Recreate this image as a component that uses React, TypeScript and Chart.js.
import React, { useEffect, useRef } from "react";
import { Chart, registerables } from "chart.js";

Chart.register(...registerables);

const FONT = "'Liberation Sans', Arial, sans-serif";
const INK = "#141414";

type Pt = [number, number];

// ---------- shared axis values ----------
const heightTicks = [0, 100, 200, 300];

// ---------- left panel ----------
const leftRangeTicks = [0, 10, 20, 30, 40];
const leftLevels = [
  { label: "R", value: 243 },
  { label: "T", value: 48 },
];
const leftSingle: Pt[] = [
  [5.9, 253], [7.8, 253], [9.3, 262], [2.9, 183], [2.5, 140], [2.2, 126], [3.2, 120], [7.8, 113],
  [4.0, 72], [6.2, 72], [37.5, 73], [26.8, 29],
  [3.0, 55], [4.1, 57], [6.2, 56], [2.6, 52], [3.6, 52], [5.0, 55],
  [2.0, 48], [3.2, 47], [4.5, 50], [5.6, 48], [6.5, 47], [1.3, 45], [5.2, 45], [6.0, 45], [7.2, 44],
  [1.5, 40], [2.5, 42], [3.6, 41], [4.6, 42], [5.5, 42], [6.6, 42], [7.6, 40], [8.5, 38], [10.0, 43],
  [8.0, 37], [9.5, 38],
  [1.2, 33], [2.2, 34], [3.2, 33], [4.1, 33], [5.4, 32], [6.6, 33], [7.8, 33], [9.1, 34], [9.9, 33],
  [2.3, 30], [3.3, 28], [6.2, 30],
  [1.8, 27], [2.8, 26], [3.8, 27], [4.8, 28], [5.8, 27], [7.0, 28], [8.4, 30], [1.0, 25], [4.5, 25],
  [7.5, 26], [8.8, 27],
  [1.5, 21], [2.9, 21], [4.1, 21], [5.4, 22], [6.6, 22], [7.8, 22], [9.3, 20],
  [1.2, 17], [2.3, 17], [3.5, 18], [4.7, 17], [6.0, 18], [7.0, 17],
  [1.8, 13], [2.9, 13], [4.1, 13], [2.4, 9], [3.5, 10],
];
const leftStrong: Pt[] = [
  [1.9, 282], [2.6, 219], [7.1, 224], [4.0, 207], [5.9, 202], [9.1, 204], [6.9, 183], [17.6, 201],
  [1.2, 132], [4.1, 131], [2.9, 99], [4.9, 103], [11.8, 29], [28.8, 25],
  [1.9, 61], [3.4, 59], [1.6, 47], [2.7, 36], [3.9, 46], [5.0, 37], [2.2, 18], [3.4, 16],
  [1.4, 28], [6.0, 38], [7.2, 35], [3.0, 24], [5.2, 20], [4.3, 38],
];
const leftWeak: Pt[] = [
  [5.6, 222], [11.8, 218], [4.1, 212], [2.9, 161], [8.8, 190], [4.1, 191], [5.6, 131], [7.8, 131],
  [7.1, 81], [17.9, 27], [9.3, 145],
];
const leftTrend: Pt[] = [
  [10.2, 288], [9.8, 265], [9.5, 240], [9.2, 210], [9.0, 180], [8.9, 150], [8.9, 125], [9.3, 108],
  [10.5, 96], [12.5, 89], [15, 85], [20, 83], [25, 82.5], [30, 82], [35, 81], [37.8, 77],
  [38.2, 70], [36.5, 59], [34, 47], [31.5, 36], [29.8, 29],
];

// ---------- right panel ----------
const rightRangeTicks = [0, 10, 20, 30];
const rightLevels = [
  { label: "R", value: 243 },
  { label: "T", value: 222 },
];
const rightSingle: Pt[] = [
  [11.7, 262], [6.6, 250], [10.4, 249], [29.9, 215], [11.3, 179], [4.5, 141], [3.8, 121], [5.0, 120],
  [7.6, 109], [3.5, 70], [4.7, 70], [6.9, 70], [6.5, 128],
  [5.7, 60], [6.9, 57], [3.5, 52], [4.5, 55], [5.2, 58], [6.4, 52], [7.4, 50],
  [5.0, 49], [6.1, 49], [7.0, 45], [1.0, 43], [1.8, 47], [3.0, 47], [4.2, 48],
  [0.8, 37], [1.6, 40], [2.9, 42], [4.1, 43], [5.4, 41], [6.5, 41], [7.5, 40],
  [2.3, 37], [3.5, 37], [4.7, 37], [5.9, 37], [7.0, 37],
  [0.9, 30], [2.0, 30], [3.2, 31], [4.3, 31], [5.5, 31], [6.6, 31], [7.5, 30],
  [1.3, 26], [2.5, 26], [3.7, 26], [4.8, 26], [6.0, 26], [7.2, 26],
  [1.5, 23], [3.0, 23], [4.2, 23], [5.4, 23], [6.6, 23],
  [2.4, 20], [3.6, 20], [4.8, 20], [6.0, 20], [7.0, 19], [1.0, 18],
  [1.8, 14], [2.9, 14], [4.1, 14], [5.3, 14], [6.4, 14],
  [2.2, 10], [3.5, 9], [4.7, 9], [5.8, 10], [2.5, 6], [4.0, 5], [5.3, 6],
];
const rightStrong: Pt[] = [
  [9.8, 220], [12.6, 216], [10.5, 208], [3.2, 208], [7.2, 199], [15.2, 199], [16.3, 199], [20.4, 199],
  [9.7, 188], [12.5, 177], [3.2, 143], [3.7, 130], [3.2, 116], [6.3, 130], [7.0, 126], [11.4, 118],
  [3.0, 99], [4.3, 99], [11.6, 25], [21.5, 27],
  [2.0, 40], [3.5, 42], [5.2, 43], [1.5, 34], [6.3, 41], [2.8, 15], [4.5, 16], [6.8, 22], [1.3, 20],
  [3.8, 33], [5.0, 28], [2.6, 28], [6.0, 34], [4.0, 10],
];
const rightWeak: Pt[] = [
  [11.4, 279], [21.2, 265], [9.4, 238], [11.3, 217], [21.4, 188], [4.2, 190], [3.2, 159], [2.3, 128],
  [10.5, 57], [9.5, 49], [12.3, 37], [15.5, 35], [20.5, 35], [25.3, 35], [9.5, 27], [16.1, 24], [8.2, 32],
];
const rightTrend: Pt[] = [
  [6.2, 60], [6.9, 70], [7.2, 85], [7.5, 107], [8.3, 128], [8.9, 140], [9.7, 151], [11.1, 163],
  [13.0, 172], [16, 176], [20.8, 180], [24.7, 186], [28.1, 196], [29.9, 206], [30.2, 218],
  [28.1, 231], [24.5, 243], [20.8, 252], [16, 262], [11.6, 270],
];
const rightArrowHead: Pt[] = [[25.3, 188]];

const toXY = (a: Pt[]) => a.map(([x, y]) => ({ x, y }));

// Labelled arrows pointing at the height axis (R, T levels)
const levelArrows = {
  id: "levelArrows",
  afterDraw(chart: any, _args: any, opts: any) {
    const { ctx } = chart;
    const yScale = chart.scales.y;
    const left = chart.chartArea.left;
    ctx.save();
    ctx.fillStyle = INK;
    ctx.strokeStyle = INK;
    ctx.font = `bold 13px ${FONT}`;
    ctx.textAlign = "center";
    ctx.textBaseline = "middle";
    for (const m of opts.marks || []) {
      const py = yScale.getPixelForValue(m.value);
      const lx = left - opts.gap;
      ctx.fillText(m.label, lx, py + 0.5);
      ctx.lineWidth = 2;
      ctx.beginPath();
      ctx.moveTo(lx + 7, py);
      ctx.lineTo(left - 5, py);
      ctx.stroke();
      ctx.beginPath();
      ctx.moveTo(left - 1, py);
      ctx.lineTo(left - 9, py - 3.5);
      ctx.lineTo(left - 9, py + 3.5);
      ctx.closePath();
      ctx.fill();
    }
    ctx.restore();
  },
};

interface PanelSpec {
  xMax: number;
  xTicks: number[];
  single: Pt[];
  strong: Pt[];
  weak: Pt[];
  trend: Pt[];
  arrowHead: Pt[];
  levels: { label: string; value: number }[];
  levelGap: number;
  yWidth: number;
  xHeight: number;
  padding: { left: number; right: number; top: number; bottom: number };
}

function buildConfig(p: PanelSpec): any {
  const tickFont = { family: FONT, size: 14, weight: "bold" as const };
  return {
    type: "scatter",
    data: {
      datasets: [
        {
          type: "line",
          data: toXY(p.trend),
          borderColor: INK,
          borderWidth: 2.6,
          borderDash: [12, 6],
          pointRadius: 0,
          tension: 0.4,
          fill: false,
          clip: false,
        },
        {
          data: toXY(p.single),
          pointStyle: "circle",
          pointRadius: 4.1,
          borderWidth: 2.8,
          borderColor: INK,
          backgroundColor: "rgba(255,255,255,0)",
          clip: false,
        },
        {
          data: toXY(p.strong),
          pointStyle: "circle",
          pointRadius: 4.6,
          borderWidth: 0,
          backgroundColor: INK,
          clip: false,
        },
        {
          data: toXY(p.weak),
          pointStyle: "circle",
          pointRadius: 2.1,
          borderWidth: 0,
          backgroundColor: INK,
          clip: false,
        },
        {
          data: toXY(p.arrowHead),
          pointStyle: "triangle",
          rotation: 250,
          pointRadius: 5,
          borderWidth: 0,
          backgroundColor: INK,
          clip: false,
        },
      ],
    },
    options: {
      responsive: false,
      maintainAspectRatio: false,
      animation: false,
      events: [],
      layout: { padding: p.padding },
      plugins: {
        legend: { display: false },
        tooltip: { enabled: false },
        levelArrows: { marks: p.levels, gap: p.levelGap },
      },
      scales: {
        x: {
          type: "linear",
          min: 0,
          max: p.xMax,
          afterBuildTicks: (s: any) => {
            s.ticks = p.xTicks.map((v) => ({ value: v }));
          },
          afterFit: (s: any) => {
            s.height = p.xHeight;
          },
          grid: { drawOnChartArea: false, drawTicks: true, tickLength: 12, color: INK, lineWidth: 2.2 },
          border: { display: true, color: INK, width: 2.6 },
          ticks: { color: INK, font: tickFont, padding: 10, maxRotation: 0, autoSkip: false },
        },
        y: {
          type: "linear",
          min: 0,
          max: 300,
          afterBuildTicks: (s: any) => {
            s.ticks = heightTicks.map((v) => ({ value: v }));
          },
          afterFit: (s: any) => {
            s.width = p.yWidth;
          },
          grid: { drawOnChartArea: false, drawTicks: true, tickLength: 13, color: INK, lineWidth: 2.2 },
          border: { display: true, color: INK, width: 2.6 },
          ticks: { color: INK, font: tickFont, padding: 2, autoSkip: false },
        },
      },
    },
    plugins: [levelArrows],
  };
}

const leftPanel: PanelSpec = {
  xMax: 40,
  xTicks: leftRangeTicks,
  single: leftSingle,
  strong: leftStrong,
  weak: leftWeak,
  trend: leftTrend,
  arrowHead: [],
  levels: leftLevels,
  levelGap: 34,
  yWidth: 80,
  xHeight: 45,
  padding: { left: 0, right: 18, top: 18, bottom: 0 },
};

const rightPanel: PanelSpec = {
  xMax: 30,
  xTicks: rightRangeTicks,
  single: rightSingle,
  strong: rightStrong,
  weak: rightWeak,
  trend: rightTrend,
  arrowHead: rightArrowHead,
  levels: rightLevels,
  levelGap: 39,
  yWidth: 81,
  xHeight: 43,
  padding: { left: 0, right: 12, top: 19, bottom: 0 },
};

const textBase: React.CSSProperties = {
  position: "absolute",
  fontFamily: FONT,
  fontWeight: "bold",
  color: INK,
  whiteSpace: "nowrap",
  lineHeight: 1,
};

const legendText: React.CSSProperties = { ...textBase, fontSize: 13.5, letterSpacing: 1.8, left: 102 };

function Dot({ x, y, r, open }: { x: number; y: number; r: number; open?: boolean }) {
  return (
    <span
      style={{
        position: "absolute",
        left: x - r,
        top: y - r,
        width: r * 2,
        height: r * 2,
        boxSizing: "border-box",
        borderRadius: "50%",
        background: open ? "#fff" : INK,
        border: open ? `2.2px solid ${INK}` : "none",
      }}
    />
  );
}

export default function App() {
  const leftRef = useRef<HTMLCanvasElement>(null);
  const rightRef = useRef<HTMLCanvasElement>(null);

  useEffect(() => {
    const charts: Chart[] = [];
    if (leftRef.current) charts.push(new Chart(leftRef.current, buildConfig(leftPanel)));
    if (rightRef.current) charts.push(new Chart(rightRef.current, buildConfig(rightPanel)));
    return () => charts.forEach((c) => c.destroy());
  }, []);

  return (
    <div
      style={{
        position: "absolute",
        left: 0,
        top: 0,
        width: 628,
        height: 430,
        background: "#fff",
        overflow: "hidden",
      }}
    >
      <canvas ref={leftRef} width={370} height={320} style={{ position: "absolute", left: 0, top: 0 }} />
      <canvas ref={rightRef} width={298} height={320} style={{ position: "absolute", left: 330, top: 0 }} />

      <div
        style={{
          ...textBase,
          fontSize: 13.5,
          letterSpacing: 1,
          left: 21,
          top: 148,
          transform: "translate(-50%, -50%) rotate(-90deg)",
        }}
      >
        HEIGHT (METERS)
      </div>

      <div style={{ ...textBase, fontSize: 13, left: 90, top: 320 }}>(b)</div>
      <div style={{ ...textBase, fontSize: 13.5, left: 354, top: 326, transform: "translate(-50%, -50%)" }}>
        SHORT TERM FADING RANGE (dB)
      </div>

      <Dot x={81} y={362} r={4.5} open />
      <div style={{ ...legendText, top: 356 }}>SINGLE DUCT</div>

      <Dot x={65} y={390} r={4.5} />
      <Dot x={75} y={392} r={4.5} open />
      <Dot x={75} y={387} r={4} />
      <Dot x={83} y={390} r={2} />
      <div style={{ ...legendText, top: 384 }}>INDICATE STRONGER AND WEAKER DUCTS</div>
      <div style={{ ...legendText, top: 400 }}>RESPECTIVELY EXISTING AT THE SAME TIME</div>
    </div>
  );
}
══════
In the listing above, reproduce the first line and each one after it through the line that contains "const heightTicks = [0, 100, 200, 300];".

Recreate this image as a component that uses React, TypeScript and Chart.js.
import React, { useEffect, useRef } from "react";
import { Chart, registerables } from "chart.js";

Chart.register(...registerables);

const FONT = "'Liberation Sans', Arial, sans-serif";
const INK = "#141414";

type Pt = [number, number];

// ---------- shared axis values ----------
const heightTicks = [0, 100, 200, 300];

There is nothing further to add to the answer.